> WORK TO DO: Write out exactly the lines from the line with "The picture is" through the line with "2.693, 2.872, 3.043];", including both, and nothing more.

> DATASET:
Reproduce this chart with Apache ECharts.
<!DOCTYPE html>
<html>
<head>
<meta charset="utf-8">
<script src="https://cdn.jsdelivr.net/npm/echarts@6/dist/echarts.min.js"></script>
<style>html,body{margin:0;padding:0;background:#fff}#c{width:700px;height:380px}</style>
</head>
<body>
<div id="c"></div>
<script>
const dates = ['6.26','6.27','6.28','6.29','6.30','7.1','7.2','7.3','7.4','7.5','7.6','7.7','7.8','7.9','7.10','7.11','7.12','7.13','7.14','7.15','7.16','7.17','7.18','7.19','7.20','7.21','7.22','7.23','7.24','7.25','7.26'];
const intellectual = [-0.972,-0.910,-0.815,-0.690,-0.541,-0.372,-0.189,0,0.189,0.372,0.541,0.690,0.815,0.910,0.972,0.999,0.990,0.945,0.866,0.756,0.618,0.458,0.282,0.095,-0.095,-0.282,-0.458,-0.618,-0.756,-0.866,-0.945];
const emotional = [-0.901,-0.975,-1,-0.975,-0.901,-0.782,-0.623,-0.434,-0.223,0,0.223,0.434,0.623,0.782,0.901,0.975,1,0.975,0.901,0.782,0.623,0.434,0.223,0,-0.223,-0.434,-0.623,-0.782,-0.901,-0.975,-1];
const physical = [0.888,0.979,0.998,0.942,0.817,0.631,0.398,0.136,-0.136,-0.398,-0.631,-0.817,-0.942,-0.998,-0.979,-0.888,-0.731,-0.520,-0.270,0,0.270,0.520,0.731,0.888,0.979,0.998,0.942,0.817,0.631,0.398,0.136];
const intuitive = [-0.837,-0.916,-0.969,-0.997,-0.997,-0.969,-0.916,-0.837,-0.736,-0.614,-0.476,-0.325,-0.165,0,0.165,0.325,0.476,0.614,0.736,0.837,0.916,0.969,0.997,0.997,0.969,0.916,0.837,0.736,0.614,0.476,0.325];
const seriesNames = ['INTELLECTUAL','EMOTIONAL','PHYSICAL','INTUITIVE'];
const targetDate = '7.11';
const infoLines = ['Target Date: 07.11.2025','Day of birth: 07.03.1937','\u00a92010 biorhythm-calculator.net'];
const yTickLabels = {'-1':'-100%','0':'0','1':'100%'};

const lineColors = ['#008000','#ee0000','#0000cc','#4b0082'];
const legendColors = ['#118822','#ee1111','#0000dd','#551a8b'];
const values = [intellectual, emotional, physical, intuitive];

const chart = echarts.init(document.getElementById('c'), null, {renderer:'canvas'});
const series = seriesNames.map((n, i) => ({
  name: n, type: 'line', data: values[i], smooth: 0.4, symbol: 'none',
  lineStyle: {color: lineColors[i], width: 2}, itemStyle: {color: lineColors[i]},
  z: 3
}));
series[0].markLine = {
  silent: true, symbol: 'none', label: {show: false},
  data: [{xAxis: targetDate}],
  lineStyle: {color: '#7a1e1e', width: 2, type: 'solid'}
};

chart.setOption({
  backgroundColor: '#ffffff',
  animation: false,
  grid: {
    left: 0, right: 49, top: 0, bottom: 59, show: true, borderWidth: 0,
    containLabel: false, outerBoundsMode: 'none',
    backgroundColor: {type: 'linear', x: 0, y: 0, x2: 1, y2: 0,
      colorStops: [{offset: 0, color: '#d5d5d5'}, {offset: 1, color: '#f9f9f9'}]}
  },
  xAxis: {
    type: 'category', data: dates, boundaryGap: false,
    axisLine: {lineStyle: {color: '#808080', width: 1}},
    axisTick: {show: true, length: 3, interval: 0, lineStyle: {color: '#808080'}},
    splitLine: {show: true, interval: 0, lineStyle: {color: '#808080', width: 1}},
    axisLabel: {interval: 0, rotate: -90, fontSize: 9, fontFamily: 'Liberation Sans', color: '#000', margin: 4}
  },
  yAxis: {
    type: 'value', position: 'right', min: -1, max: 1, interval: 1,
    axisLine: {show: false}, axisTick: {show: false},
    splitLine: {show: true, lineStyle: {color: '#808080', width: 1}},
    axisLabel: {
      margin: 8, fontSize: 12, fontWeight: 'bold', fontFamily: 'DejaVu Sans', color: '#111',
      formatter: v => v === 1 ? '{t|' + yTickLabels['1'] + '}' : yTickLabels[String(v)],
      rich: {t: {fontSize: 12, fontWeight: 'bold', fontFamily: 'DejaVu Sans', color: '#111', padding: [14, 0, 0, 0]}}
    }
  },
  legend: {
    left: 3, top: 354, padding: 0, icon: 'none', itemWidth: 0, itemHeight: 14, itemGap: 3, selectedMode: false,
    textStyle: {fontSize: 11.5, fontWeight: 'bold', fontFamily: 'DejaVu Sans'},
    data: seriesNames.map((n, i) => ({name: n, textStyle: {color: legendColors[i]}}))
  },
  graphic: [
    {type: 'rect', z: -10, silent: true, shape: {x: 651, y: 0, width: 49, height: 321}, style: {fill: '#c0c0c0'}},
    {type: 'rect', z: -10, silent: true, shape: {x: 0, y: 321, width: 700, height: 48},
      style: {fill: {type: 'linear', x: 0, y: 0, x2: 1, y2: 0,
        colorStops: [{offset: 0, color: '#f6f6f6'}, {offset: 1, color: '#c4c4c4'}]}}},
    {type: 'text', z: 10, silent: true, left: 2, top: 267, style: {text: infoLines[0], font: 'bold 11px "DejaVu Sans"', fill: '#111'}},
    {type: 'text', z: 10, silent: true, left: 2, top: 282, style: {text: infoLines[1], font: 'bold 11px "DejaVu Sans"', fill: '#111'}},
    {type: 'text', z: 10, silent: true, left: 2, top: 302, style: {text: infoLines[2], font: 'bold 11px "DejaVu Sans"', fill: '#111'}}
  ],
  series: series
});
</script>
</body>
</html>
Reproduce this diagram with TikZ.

...

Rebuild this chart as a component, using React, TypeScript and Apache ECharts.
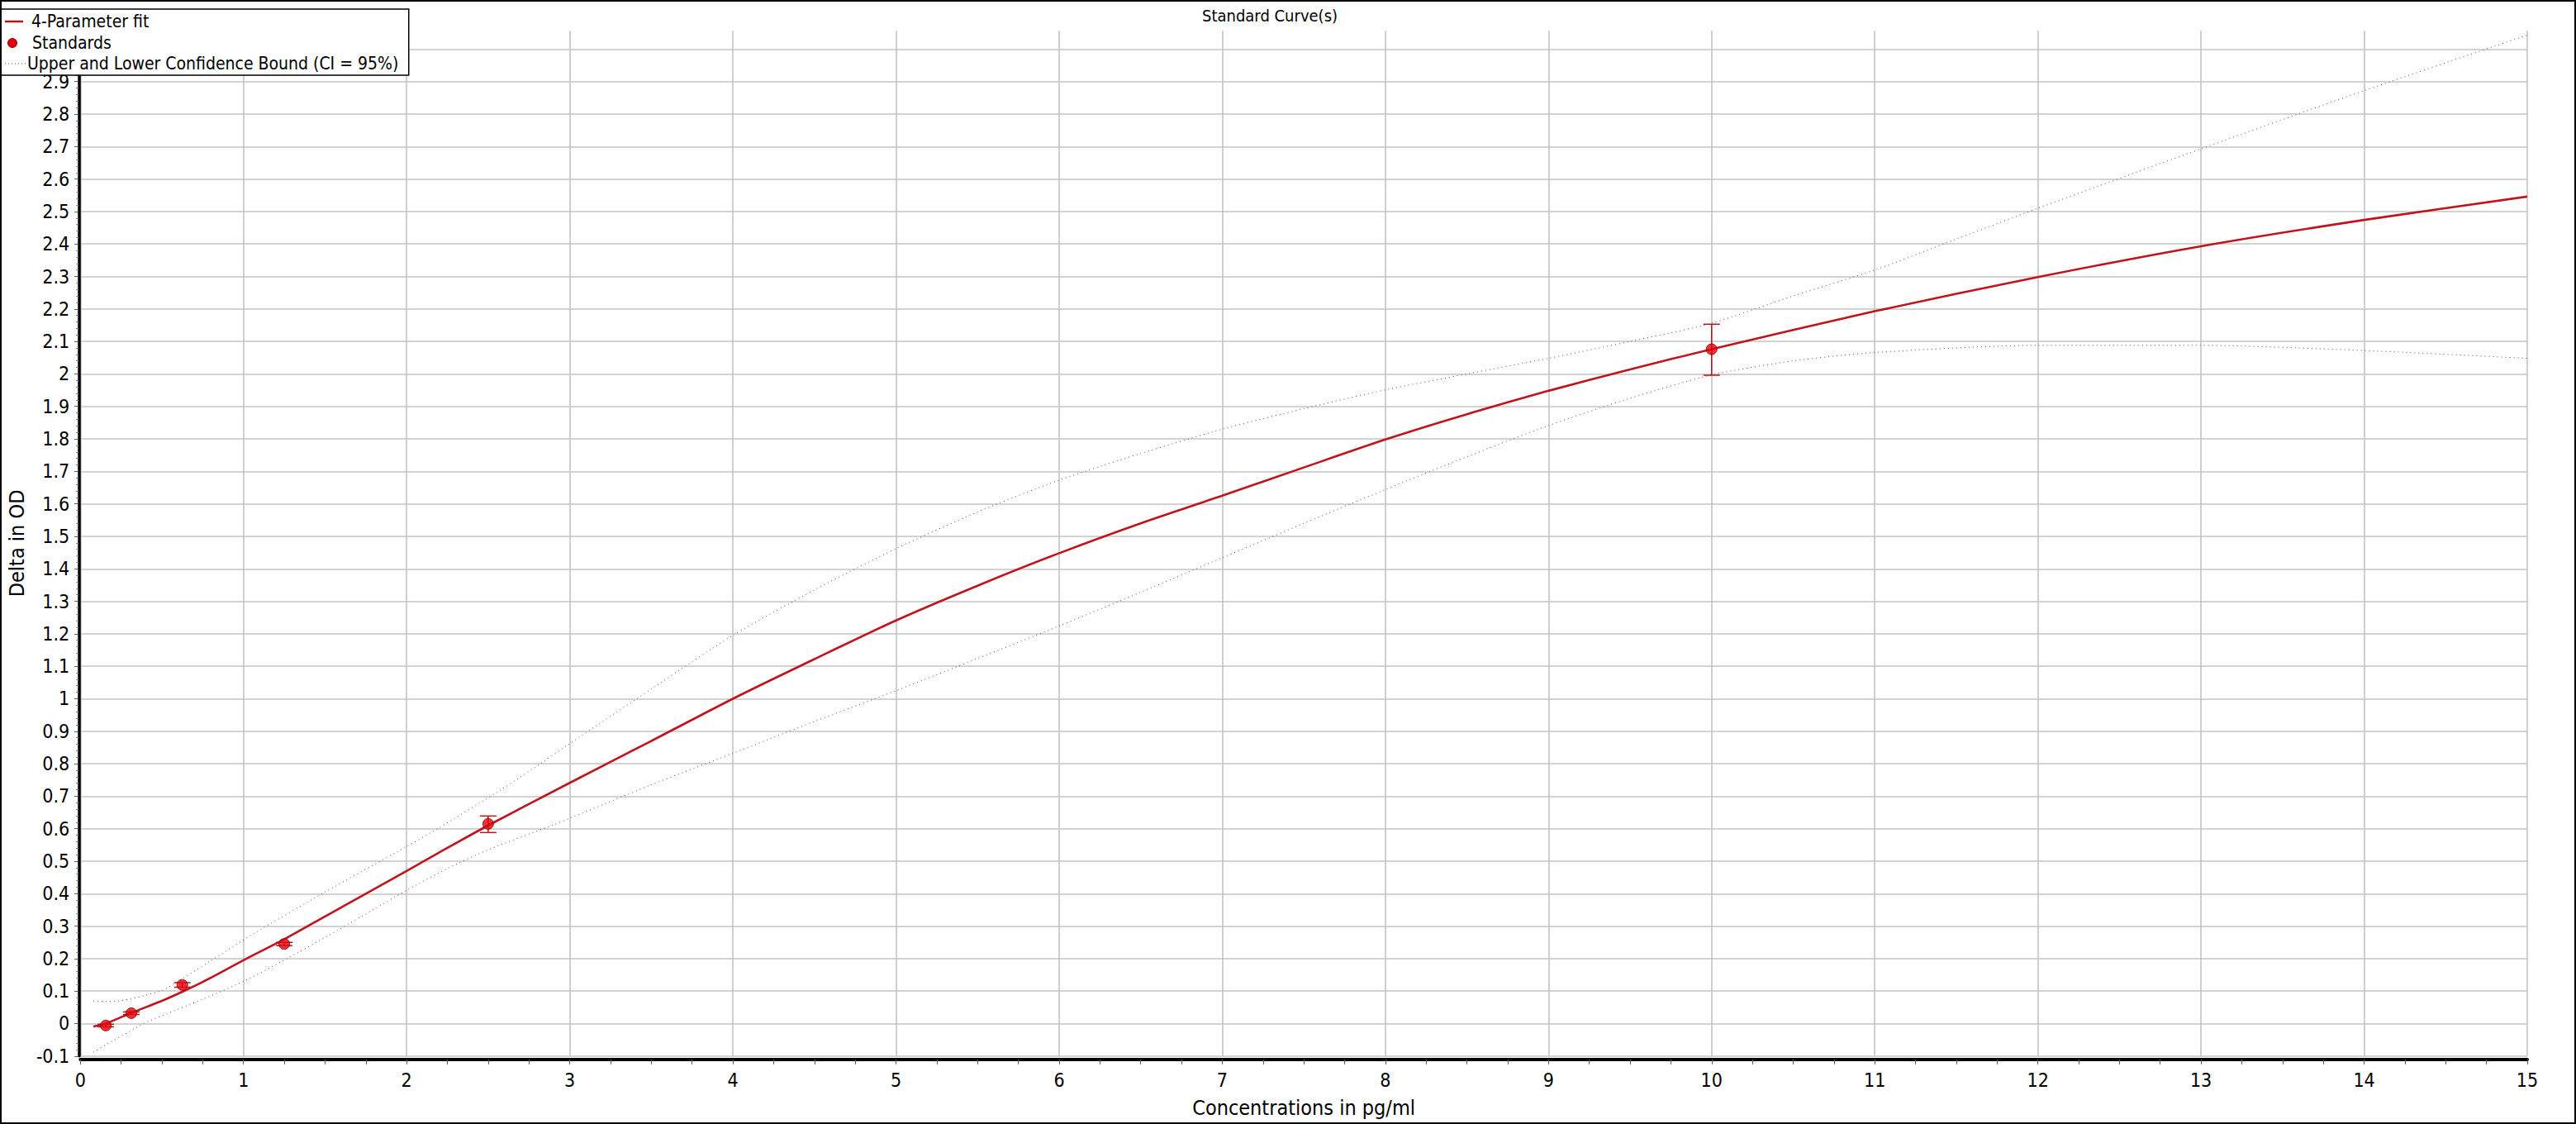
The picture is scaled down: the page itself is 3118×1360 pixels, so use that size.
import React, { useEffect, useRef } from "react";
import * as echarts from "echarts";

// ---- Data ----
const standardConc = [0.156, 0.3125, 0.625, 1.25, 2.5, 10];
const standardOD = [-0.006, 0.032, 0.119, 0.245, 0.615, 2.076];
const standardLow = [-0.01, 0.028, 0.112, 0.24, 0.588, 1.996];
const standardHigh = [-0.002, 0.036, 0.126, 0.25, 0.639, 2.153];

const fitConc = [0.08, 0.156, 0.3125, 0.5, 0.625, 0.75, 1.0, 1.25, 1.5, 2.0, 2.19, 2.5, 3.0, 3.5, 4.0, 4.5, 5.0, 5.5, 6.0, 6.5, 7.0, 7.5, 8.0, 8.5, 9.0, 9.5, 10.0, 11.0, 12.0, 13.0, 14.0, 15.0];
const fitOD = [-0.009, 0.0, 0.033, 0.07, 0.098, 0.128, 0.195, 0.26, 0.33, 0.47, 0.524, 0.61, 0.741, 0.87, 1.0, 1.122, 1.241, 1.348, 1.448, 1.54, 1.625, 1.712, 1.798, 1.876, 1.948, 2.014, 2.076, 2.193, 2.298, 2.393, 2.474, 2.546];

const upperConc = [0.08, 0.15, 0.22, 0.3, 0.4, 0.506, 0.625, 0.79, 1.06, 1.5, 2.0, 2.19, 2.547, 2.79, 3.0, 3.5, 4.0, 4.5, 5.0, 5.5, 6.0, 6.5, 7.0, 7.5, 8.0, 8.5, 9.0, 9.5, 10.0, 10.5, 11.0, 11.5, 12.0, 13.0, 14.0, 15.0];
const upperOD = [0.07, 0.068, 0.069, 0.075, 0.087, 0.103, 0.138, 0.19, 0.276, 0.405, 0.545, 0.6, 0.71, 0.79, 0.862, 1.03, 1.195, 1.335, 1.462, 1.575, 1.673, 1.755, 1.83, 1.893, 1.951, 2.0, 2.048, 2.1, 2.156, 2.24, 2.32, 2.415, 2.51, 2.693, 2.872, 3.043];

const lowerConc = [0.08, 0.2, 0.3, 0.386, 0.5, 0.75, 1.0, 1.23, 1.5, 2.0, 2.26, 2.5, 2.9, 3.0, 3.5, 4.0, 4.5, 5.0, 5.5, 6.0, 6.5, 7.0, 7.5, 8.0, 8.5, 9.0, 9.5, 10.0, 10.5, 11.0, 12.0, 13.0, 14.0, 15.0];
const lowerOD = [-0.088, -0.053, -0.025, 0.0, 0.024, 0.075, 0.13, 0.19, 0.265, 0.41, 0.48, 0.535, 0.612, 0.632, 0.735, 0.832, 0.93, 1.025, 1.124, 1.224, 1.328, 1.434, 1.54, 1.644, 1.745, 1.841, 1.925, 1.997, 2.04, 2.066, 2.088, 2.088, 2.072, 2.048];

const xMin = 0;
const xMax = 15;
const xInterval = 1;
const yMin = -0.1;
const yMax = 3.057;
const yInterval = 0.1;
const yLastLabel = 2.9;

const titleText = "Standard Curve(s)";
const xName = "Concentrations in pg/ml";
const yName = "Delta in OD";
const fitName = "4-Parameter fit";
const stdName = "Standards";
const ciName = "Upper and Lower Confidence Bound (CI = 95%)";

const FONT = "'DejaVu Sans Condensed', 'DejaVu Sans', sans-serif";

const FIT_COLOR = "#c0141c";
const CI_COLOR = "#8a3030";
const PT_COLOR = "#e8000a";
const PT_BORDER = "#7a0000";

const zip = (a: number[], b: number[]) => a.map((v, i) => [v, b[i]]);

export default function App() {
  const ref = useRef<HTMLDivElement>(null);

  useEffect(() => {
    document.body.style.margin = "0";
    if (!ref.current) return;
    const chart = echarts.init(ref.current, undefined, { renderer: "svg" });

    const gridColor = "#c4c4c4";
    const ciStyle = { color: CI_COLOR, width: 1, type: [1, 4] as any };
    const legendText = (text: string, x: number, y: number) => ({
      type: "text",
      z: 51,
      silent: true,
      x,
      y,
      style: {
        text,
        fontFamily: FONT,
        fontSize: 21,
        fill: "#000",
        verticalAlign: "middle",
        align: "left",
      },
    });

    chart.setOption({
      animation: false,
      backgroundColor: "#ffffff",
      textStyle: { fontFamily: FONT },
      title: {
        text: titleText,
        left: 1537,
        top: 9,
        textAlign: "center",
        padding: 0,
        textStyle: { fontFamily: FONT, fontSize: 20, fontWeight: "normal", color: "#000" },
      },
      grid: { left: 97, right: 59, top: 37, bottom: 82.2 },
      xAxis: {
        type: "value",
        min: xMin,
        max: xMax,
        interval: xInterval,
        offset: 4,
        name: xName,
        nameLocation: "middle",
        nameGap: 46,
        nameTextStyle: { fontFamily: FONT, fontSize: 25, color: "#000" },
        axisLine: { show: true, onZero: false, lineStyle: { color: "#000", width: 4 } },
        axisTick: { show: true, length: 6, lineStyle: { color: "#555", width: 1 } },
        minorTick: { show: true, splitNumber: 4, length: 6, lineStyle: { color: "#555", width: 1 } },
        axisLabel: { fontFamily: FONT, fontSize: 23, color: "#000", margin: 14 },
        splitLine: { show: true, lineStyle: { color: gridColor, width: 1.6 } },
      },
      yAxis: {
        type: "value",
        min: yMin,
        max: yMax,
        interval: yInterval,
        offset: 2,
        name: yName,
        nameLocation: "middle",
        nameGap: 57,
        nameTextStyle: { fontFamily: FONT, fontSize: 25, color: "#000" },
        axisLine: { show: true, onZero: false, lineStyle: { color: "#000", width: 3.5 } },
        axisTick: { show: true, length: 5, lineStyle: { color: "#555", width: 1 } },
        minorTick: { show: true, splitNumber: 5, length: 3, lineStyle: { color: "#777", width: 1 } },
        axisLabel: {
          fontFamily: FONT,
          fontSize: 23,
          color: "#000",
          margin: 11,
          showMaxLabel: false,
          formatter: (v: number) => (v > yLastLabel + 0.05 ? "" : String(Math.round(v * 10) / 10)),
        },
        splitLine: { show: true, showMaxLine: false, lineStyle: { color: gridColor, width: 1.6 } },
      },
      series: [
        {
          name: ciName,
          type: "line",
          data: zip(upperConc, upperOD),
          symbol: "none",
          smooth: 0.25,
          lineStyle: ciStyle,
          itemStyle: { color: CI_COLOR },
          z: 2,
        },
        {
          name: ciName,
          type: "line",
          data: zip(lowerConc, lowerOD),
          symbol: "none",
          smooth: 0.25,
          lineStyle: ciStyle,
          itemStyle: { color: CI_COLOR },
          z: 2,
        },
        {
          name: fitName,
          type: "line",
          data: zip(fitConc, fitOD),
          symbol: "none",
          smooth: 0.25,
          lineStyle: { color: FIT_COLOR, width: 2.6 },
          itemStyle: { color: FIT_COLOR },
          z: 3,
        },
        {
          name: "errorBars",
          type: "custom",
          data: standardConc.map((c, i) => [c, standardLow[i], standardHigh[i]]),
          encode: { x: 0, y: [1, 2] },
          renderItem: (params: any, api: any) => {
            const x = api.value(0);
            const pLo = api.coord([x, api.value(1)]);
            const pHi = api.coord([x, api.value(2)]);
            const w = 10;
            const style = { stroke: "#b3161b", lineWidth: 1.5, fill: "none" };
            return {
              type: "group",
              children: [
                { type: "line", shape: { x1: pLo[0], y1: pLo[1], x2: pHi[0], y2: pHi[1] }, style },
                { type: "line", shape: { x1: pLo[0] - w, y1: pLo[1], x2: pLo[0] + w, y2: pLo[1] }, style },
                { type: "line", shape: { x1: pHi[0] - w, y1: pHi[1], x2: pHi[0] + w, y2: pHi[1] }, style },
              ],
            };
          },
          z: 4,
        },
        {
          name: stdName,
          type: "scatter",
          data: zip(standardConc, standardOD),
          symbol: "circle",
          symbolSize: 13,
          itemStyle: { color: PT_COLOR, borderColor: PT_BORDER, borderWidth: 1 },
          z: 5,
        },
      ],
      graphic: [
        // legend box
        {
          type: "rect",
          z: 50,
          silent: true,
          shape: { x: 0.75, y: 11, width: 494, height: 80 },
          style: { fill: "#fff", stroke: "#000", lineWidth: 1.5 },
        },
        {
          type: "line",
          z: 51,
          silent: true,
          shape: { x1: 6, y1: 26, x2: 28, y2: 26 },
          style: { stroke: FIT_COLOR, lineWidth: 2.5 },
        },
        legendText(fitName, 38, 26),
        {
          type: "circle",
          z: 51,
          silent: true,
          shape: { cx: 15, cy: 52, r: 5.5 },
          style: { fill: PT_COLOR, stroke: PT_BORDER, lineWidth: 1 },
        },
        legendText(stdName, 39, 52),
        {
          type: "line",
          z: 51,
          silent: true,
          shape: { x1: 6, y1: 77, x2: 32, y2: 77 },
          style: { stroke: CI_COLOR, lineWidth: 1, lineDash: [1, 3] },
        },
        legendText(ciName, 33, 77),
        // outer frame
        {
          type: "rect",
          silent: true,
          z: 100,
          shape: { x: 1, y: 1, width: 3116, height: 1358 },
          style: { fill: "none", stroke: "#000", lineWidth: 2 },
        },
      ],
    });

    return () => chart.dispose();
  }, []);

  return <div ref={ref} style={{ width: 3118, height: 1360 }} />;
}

> RESPONSE TO THE EXERCISE:
The picture is scaled down: the page itself is 3118×1360 pixels, so use that size.
import React, { useEffect, useRef } from "react";
import * as echarts from "echarts";

// ---- Data ----
const standardConc = [0.156, 0.3125, 0.625, 1.25, 2.5, 10];
const standardOD = [-0.006, 0.032, 0.119, 0.245, 0.615, 2.076];
const standardLow = [-0.01, 0.028, 0.112, 0.24, 0.588, 1.996];
const standardHigh = [-0.002, 0.036, 0.126, 0.25, 0.639, 2.153];

const fitConc = [0.08, 0.156, 0.3125, 0.5, 0.625, 0.75, 1.0, 1.25, 1.5, 2.0, 2.19, 2.5, 3.0, 3.5, 4.0, 4.5, 5.0, 5.5, 6.0, 6.5, 7.0, 7.5, 8.0, 8.5, 9.0, 9.5, 10.0, 11.0, 12.0, 13.0, 14.0, 15.0];
const fitOD = [-0.009, 0.0, 0.033, 0.07, 0.098, 0.128, 0.195, 0.26, 0.33, 0.47, 0.524, 0.61, 0.741, 0.87, 1.0, 1.122, 1.241, 1.348, 1.448, 1.54, 1.625, 1.712, 1.798, 1.876, 1.948, 2.014, 2.076, 2.193, 2.298, 2.393, 2.474, 2.546];

const upperConc = [0.08, 0.15, 0.22, 0.3, 0.4, 0.506, 0.625, 0.79, 1.06, 1.5, 2.0, 2.19, 2.547, 2.79, 3.0, 3.5, 4.0, 4.5, 5.0, 5.5, 6.0, 6.5, 7.0, 7.5, 8.0, 8.5, 9.0, 9.5, 10.0, 10.5, 11.0, 11.5, 12.0, 13.0, 14.0, 15.0];
const upperOD = [0.07, 0.068, 0.069, 0.075, 0.087, 0.103, 0.138, 0.19, 0.276, 0.405, 0.545, 0.6, 0.71, 0.79, 0.862, 1.03, 1.195, 1.335, 1.462, 1.575, 1.673, 1.755, 1.83, 1.893, 1.951, 2.0, 2.048, 2.1, 2.156, 2.24, 2.32, 2.415, 2.51, 2.693, 2.872, 3.043];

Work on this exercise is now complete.